[argyllcms] Re: Print Validation

  • From: <robert@xxxxxxxxxxxxxxxxxx>
  • To: <argyllcms@xxxxxxxxxxxxx>
  • Date: Mon, 20 Oct 2014 11:49:36 +0100

Yes, well I'm doing it as I show below, but Jan-Peter suggested another
approach (which he presumably thinks is better).  The reason I'm interested
in going a bit further is that I would like to be able to generate a target
from an image (for example a single-color gradient) in order to check out
how well the profile is performing.  If I could do that with targen I would
be very happy, but I don't see a way of doing it except manually (which I
REALLY don't want to do).

 

This is how I'm doing it at the moment and I'm getting dE2000K values of
under 1.0 (with an average of about 0.5), which I'm happy with (but then
again, I'm not sure I'm doing it correctly):

============================================================================
=========

targen -v -d2 -G -f100 iPFTest

copy iPFTest.ti1 iPFRef.ti1

 

printtarg -v -r -ii1 -a1.0 -T300 -M6 -pA4 iPFTest

cctiff -v -ir -e iPF6400_HP_ID_Satin.icm iPFTest.tif iPFTestO.tif

move /Y iPFTestO.tif iPFTest.tif

 

fakeread -v -Ir iPF6400_HP_ID_Satin.icm iPFRef

 

Pause Print iPFTest.tif using no color management.

chartread iPFTest

 

Pause The test results will be in iPFValidate.txt

colverify -v2 -N -k -s -w -x -L iPF6400_HP_ID_Satin.icm iPFRef.ti3
iPFTest.ti3 >iPFValidate.txt

============================================================================
========

 

Robert

 

  _____  

From: argyllcms-bounce@xxxxxxxxxxxxx [mailto:argyllcms-bounce@xxxxxxxxxxxxx]
On Behalf Of Derin Korman
Sent: 20 October 2014 09:56
To: argyllcms@xxxxxxxxxxxxx
Subject: [argyllcms] Re: Print Validation

 

Aren't we over complicating this?
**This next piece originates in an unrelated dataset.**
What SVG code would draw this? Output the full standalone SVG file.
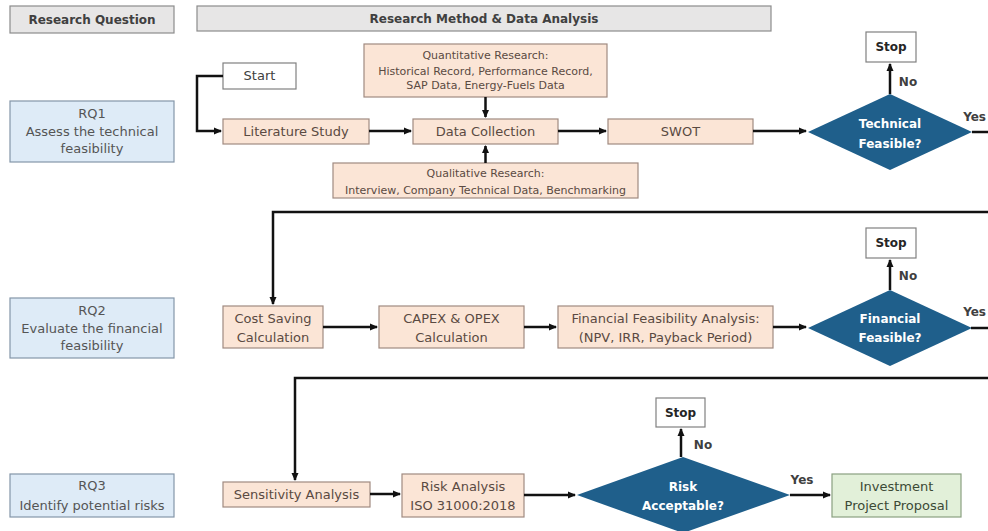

You can print the original target you have
with the print profile you made applied to it (ie. İn color managed mode)
scan that target with your spectrophotometer, use that measurement as a base
to compare future prints readings via colverify. Make sure you average a
couple readings to account for user error and paper unevenness.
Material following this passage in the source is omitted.